Turning to your new documentary series on PBS, The African Americans, why is this an important project [retelling 500 years of African American history] to take on now?
It’s a year of amazing anniversaries: it’s the 50th anniversary of the March on Washington. It’s the 150th anniversary of Lincoln signing the Emancipation Proclamation. And it’s the 500th year of the arrival of the first African in the United States. That would be Juan Garrido. He was a black conquistador. He was free. And he arrived in Florida with Ponce de Leon, looking for the Fountain of Youth, just like the white guys. Most people don’t even know about him. And secondly, it’s the year of the second inauguration of the first black president, so it seemed like the perfect year to do it.
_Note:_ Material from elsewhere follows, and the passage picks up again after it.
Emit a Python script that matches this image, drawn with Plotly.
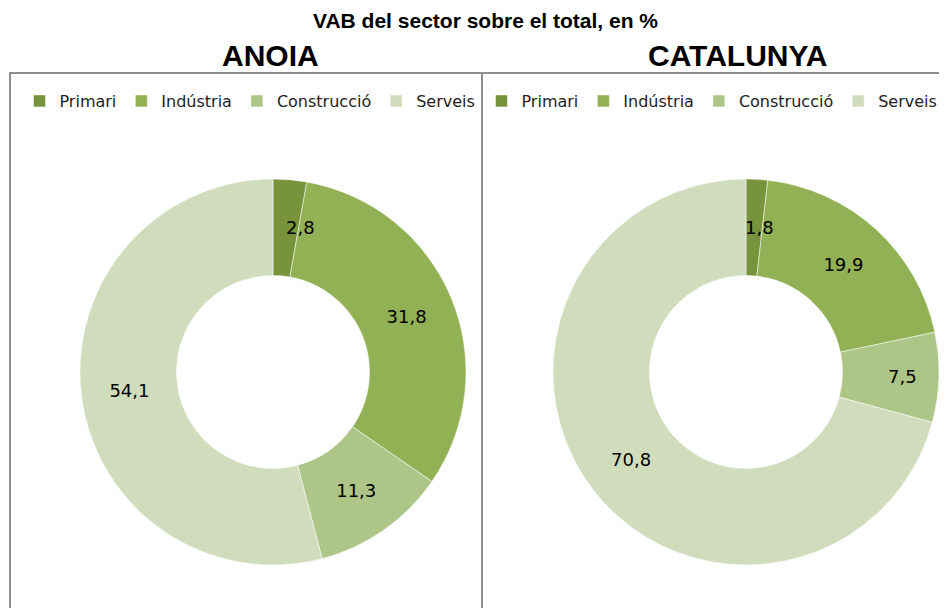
import math
import plotly.graph_objects as go

# the page puts the figure 8px in from the top left corner
W, H = 939, 600
OFF = 8

sectors = ['Primari', 'Indústria', 'Construcció', 'Serveis']
colors = ['#77933C', '#92B054', '#ADC687', '#D0DCBC']

anoia = [2.8, 31.8, 11.3, 54.1]
catalunya = [1.8, 19.9, 7.5, 70.8]


def fmt(v):
    return f'{v:.1f}'.replace('.', ',')


def px(x):
    return (x - OFF) / W


def py(y):
    return 1 - (y - OFF) / H


R = 193        # outer radius in px
HOLE = 0.5
CY = 372
centres = {'anoia': 273, 'catalunya': 746}
nudge = {'anoia': 15, 'catalunya': 5}   # Excel pushes small labels a bit right

fig = go.Figure()
annotations = []

for name, vals, leg in [('anoia', anoia, 'legend'), ('catalunya', catalunya, 'legend2')]:
    cx = centres[name]
    total = sum(vals)
    # thin slices get their label placed at the middle of the ring, like Excel does
    thin = [v / total < 0.05 for v in vals]
    fig.add_trace(go.Pie(
        labels=sectors, values=vals, text=[fmt(v) for v in vals],
        textinfo='text', textposition=['none' if t else 'inside' for t in thin],
        insidetextorientation='horizontal',
        hole=HOLE, sort=False, direction='clockwise', rotation=0,
        marker=dict(colors=colors, line=dict(color='white', width=0.5)),
        textfont=dict(family='DejaVu Sans', size=18, color='black'),
        domain=dict(x=[px(cx - R), px(cx + R)], y=[py(CY + R), py(CY - R)]),
        legend=leg, legendgroup=name, hoverinfo='label+text',
    ))
    cum = 0
    rm = R * (1 + HOLE) / 2
    for v, t in zip(vals, thin):
        mid = (cum + v / 2) / total * 2 * math.pi
        cum += v
        if t:
            annotations.append(dict(
                text=fmt(v), x=px(cx + rm * math.sin(mid) + nudge[name]),
                y=py(CY - rm * math.cos(mid)),
                xref='paper', yref='paper', showarrow=False, xanchor='center', yanchor='middle',
                font=dict(family='DejaVu Sans', size=18, color='black')))

# boxes round each chart
box = dict(type='rect', xref='paper', yref='paper', line=dict(color='#8E8E8E', width=2),
           fillcolor='rgba(0,0,0,0)', layer='below')
fig.add_shape(x0=px(10), x1=px(482), y0=py(640), y1=py(73), **box)
fig.add_shape(x0=px(482), x1=px(990), y0=py(640), y1=py(73), **box)

leg = dict(orientation='h', xanchor='center', yanchor='middle', bgcolor='rgba(0,0,0,0)',
           font=dict(family='DejaVu Sans', size=16, color='#222222'), itemwidth=30,
           traceorder='normal')

annotations += [
    dict(text='<b>VAB del sector sobre el total, en %</b>', x=px(485), y=py(20),
         xref='paper', yref='paper', showarrow=False, xanchor='center', yanchor='middle',
         font=dict(family='Liberation Sans', size=21, color='black')),
    dict(text='<b>ANOIA</b>', x=px(270), y=py(56),
         xref='paper', yref='paper', showarrow=False, xanchor='center', yanchor='middle',
         font=dict(family='Liberation Sans', size=30, color='black')),
    dict(text='<b>CATALUNYA</b>', x=px(737), y=py(56),
         xref='paper', yref='paper', showarrow=False, xanchor='center', yanchor='middle',
         font=dict(family='Liberation Sans', size=30, color='black')),
]

fig.update_layout(
    width=W, height=H,
    margin=dict(l=0, r=0, t=0, b=0),
    paper_bgcolor='white', plot_bgcolor='white',
    showlegend=True,
    legend=dict(x=px(250), y=py(101), **leg),
    legend2=dict(x=px(712), y=py(101), **leg),
    uniformtext=dict(minsize=18, mode='show'),
    annotations=annotations,
)

fig.write_html('out.html')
But in addition, it arrives at a time when we have a paradox in the black community: we have the best of times, and we have the worst of times. We have the largest black upper-middle-class in history, but we have the largest black male prison population. 70% of all black children are born to mothers out of wedlock, and about 35% of all black children live at or beneath the poverty line. So it’s like we have two nations within the black community. So how did we get here?
You said that you always dreamed of being a filmmaker. Has there been a film or documentary that has had a particularly strong influence on you?
Oh, yes. My whole introduction to African American history was through a Bill Cosby documentary from 1968 called Black History: Lost, Stolen or Strayed. Iit was an epiphany. A year later, I found myself at Yale, and the first course I enrolled in was William McFeely’s survey course on African-American history. And so I was hooked. I’d been raised to be a doctor, but by this time, man, that ship had sailed. Took me years to admit it to myself and anybody else, but I really knew because of those two experiences that what I wanted to be was a scholar of African-American studies. And the deeper fantasy was to be a filmmaker.